Gap fell as much as $3.44, or 15 percent, to $19.85 in extended trading, after closing up 21 cents to $23.29 at 4 p.m. in New York Stock Exchange composite trading.
Fiscal 2011 profit will be as much as $1.50 a share, the San Francisco-based company said today in an e-mailed statement. Gap had previously forecast a maximum of $1.93 a share.
Expenses per unit will rise 20 percent in the second half, outweighing price increases, Gap said. The apparel industry is facing cost inflation for the first time in two decades because of surging cotton prices and increased pay for workers who make clothes in China and other parts of Asia. Retailers have said they plan to raise prices to counter the higher costs.

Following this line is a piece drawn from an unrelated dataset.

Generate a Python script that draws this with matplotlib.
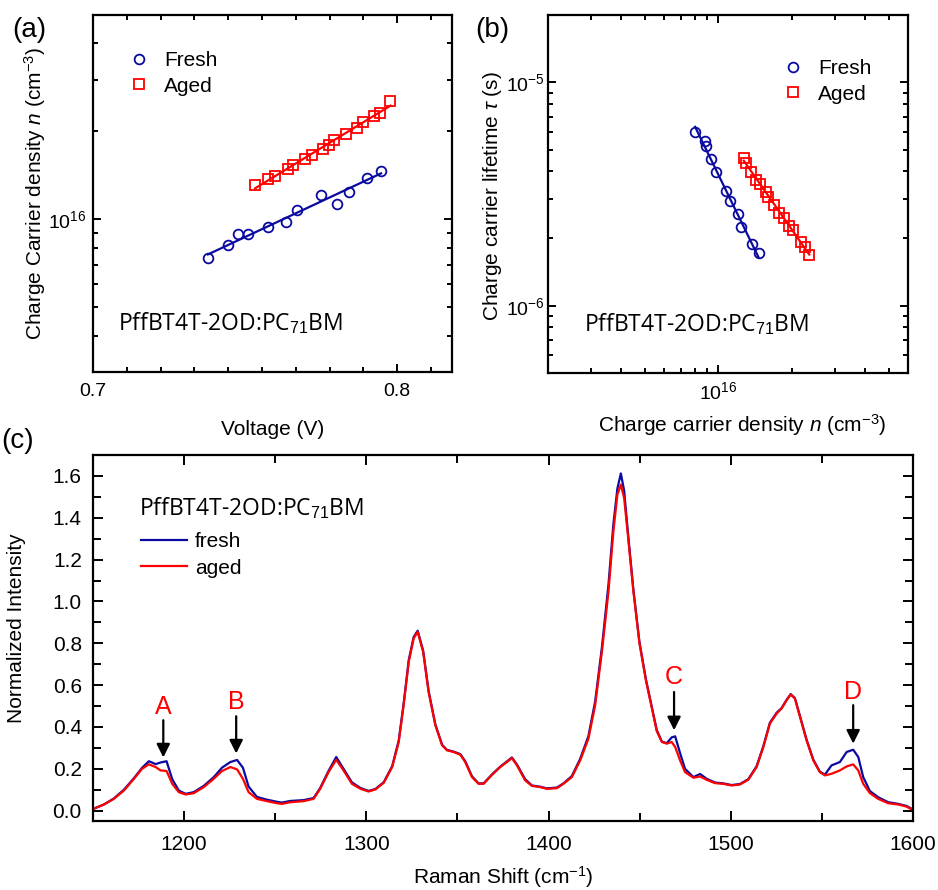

“While we acknowledge that costing pressure is impacting our business, we’re working hard to navigate this short-term macro challenge to our profitability in the current fiscal year,” Chairman and Chief Executive Officer Glenn Murphy said in the statement.
First-quarter net income fell 23 percent to $233 million, or 40 cents a share, in the period ended April 30, from $302 million, or 45 cents, a year earlier. Analysts projected 39 cents, the average of 28 estimates compiled by Bloomberg. Total sales declined 1 percent to $3.3 billion while online revenue gained 18 percent to $348 million.
Murphy has boosted profits by closing underperforming stores and shrinking other locations in a U.S. market the company describes as mature. The retailer is now looking overseas for sales growth by expanding into new regions in the past year, including China and Italy.
Murphy has also shaken up the Gap North America brand, which has posted sales declines at stores open at least 52 weeks for six straight years, by replacing its president and head designer. So-called same-store sales fell 3 percent in the first quarter at the chain’s namesake brand.
“We are disappointed in our quarterly performance, however remain invigorated by the opportunities ahead,” Murphy said.